Provide the number of lines where the word "this" occurs, and no other text.

..............................

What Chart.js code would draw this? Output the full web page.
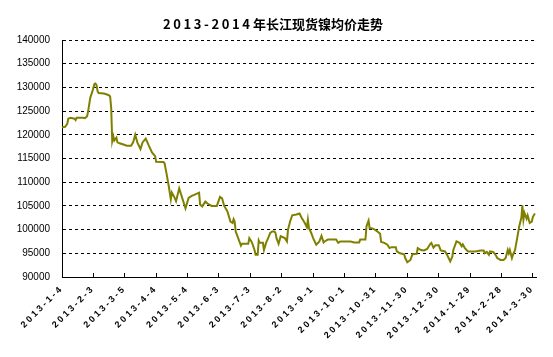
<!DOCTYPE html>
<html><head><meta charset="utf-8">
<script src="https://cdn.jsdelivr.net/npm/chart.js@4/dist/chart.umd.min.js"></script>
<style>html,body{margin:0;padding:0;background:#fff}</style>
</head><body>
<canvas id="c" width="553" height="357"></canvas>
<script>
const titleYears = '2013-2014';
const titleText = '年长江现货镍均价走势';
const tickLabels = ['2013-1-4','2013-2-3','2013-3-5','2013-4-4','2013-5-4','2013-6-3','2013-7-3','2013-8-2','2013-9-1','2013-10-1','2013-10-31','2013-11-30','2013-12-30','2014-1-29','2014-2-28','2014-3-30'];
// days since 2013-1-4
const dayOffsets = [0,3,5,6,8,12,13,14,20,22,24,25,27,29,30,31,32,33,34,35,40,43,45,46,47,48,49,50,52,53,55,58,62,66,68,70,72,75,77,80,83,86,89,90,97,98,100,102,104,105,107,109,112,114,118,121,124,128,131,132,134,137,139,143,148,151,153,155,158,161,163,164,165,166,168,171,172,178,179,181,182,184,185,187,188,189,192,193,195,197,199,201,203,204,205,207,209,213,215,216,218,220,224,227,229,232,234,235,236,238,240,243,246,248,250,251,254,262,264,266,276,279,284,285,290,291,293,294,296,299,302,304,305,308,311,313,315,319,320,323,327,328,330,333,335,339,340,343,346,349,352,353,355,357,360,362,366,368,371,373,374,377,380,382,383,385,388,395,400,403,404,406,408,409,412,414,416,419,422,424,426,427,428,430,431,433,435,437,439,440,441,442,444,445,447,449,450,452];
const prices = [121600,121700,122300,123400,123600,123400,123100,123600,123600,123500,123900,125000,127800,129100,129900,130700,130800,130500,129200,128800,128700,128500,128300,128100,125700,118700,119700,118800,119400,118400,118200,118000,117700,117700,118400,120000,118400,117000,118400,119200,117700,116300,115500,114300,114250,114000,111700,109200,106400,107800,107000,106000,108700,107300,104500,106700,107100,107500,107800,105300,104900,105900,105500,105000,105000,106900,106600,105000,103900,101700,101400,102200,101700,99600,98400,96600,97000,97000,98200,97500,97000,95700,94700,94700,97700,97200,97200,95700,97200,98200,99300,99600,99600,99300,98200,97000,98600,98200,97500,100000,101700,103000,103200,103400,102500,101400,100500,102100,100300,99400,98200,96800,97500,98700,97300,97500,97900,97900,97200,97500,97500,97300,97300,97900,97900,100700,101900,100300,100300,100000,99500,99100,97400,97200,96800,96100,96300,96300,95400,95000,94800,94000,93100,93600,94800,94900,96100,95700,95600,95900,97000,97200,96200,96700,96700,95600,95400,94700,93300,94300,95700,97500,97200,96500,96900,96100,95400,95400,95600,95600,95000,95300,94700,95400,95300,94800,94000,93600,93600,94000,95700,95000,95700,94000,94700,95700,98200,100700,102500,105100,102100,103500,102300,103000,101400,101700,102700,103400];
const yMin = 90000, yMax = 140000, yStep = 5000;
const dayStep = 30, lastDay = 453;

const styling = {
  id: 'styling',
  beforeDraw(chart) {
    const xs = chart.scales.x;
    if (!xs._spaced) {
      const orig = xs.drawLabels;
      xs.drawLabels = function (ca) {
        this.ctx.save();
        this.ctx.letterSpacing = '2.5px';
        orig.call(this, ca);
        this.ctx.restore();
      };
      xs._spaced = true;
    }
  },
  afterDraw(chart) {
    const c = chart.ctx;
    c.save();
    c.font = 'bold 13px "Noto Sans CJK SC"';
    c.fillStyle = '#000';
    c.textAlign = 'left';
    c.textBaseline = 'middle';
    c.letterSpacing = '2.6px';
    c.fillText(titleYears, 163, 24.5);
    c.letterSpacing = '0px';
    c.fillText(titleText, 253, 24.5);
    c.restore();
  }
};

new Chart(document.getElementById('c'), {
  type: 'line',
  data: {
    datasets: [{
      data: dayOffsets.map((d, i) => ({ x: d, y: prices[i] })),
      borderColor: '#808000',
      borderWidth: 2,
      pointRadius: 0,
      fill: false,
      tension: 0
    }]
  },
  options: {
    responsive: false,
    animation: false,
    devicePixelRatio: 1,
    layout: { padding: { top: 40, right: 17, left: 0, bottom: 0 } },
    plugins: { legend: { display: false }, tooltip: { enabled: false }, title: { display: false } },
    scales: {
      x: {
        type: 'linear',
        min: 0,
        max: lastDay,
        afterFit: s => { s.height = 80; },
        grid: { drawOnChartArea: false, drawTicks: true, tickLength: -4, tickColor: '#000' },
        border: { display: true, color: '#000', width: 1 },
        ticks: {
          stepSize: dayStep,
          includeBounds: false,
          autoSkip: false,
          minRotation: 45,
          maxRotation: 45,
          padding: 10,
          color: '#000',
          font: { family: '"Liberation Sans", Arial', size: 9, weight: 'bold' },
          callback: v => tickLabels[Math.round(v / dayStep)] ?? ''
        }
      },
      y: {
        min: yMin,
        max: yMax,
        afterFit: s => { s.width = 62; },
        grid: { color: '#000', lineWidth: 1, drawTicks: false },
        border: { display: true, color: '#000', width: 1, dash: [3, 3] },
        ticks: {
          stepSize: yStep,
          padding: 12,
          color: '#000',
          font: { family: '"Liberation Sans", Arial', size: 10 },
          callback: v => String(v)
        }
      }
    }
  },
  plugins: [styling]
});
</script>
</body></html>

..............................

Answer in full = 5